Lear’s musical influences

Lear’s musical influences were many and varied and his own music weaves together strands from multiple sources, including opera, hymn tune, ballad, and comic song.

As a dissenter, Lear was exposed to congregational hymn singing in a way that would not become commonplace in Anglican churches until after 1820. Among the hymns that came back to him from time to time were Joseph Hart’s ‘Come Ye Sinners, Poor and Wretched’ (1759) with its chorus ‘If you tarry till you’re better / You will never come at all’, and Isaac Watts’s ‘There Is a Land of Pure Delight’.

Among the comic songs in his repertoire were Jacob Beuler’s ‘Tea in the Arbour’ and probably ‘Wery Pekooliar or the Lisping Lover’. He also sang Thomas Hudson’s ‘The Cork Leg!’: an astonishing vocal feat for the singer.
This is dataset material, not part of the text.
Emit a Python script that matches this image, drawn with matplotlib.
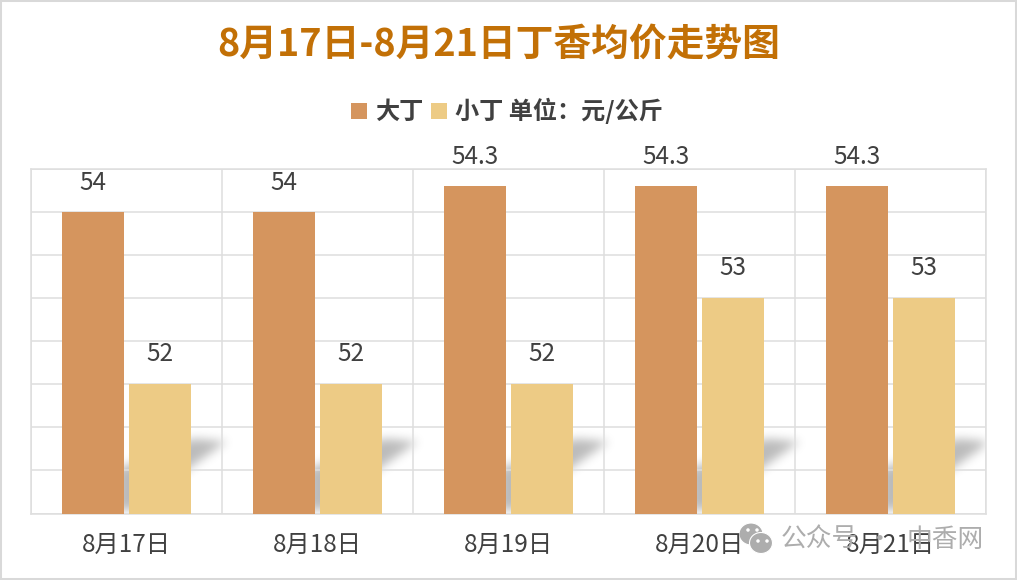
import numpy as np
import matplotlib
matplotlib.use('Agg')
import matplotlib.pyplot as plt
from matplotlib.patches import Ellipse, Rectangle
from matplotlib.path import Path

plt.rcParams['font.family'] = ['Noto Sans CJK SC', 'DejaVu Sans']

categories = ['8月17日', '8月18日', '8月19日', '8月20日', '8月21日']
big_clove = [54, 54, 54.3, 54.3, 54.3]
small_clove = [52, 52, 52, 53, 53]
series_names = ['大丁', '小丁 单位：元/公斤']
title = '8月17日-8月21日丁香均价走势图'

W, H = 1017, 580
dark = '#404040'
grid_c = '#dedede'
c_big = '#d5955e'
c_small = '#edcb85'


def fx(px):
    return px / W


def fy(py):
    return 1 - py / H


fig = plt.figure(figsize=(W / 100, H / 100), dpi=100, facecolor='white')
ax_left, ax_right, ax_top, ax_bottom = 31, 986, 168.5, 513.5
ax = fig.add_axes([fx(ax_left), fy(ax_bottom), fx(ax_right - ax_left), (ax_bottom - ax_top) / H])

x = np.arange(len(categories))
bw = 0.323
off = 0.176
b1 = ax.bar(x - off, big_clove, bw, color=c_big, zorder=3, label=series_names[0])
b2 = ax.bar(x + off, small_clove, bw, color=c_small, zorder=3, label=series_names[1])
ax.bar_label(b1, fmt='%g', padding=11.5, fontsize=17.5, color=dark)
ax.bar_label(b2, fmt='%g', padding=12.5, fontsize=17.5, color=dark)

# soft floor shadow behind each group: polygon mask, blurred with numpy
nx, ny = ax_right - ax_left, int(ax_bottom - ax_top)
px_x, px_y = np.meshgrid(np.arange(nx) + ax_left + 0.5, np.arange(ny) + ax_top + 0.5)
grid_pts = np.column_stack([px_x.ravel(), px_y.ravel()])
shape = np.array([[-10, 510], [-10, 470], [66, 439], [100, 442], [62, 469], [10, 510]], dtype=float)
mask = np.zeros(px_x.shape)
for i in x:
    poly = shape.copy()
    poly[:, 0] += ax_left + (i + 0.5) * nx / len(categories)
    mask += Path(poly).contains_points(grid_pts).reshape(px_x.shape)
kernel = np.exp(-0.5 * (np.arange(-15, 16) / 5.0) ** 2)
kernel /= kernel.sum()
pad = 20
blur = np.pad(mask, pad)
blur = np.apply_along_axis(lambda r: np.convolve(r, kernel, mode='same'), 0, blur)
blur = np.apply_along_axis(lambda r: np.convolve(r, kernel, mode='same'), 1, blur)
blur = blur[pad:-pad, pad:-pad]
rgba = np.zeros(blur.shape + (4,))
rgba[..., 3] = blur * 0.27
ax.imshow(rgba, extent=(-0.5, len(categories) - 0.5, 50.5, 54.5), origin='upper',
          aspect='auto', zorder=1, interpolation='bilinear')

ax.set_xlim(-0.5, len(categories) - 0.5)
ax.set_ylim(50.5, 54.5)
ax.set_yticks(np.arange(50.5, 54.51, 0.5))
ax.set_xticks(x)
ax.set_xticklabels(categories, fontsize=17.5, color=dark)
ax.set_xticks(np.arange(-0.5, len(categories)), minor=True)
ax.tick_params(axis='x', which='both', length=0, pad=13.5)
ax.tick_params(axis='y', which='both', length=0, labelleft=False)
ax.grid(True, axis='y', color=grid_c, lw=1.1, zorder=1.5)
ax.grid(True, axis='x', which='minor', color=grid_c, lw=1.1, zorder=1.5)
ax.grid(False, axis='x', which='major')
ax.set_axisbelow(False)
for s in ax.spines.values():
    s.set_color(grid_c)
    s.set_linewidth(1.1)

fig.text(fx(498.5), fy(45), title, fontsize=27.2, fontweight='bold', color='#c27006',
         ha='center', va='center')

leg = ax.legend(loc='center', bbox_to_anchor=(fx(507), fy(111)), bbox_transform=fig.transFigure,
                ncol=2, frameon=False, handlelength=0.66, handleheight=0.66, handletextpad=0.34,
                columnspacing=0.34, borderpad=0, borderaxespad=0,
                prop={'size': 17.4, 'weight': 'bold'})
for t in leg.get_texts():
    t.set_color(dark)

# watermark
mark = '#adadad'
fig.text(fx(781), fy(540), '公众号', fontsize=18.5, color=mark, ha='left', va='center', zorder=0)
fig.text(fx(880), fy(540), '·', fontsize=18.5, color=mark, ha='center', va='center', zorder=0)
fig.text(fx(984), fy(540), '中香网', fontsize=18.5, color=mark, ha='right', va='center', zorder=0)
for ex, ey, ew, eh in [(751, 534, 24, 22), (761, 543, 23, 21)]:
    fig.add_artist(Ellipse((fx(ex), fy(ey)), ew / W, eh / H, fc=mark, ec='white',
                           lw=0.8, transform=fig.transFigure, zorder=0))
for ex, ey in [(748, 530), (757, 530), (758, 541), (767, 541)]:
    fig.add_artist(Ellipse((fx(ex), fy(ey)), 3.5 / W, 3.5 / H, fc='white', ec='none',
                           transform=fig.transFigure, zorder=0))

# outer frame of the picture
fig.add_artist(Rectangle((0, 0), 1, 1, fc='none', ec='#d9d9d9', lw=2.9, transform=fig.transFigure))

fig.savefig('out.png', dpi=100)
You can hear these below:

The Cork Leg!

Wery Pekooliar

He had Thomas Moore’s Irish Melodies at his fingertips and many other folk songs, parlour songs and ballads. Examples of songs we know were familiar to Lear include Moore’s ‘Sappho at her Loom’ from Evenings in Greece, Thomas Haynes Bayly’s ‘Teach, oh Teach Me to Forget!’’ and the ballad, ‘Land of the Stranger’. The common theme of most of these pieces is the power of memory and the emotional price it exacts. In his last illness, in 1887, Lear struggled to recall the lyrics to ‘Land of the Stranger’, a song he associated with happy days in the 1830s spent with the Hornby family. He heard it in his head:

For remembrance is like the compass which guides
The wandering mariner forth
Tho’ the ship may be toss’d by the wind and the tides
The needle still points to the north.

Lear often associated particular sounds or tunes with particular places and people: each had a musical leitmotif. For example, Augusta Bethell was evoked by ‘Les Cloches du Monastère’, a nocturne for piano by Lefébure-Wely that she played beautifully and that imitates a carillon of bells. Music does not merely sing of memory’s compass in Lear’s consciousness: it is that compass. The musical power of reprise in his writing is crucial to the emotional hold it exerts.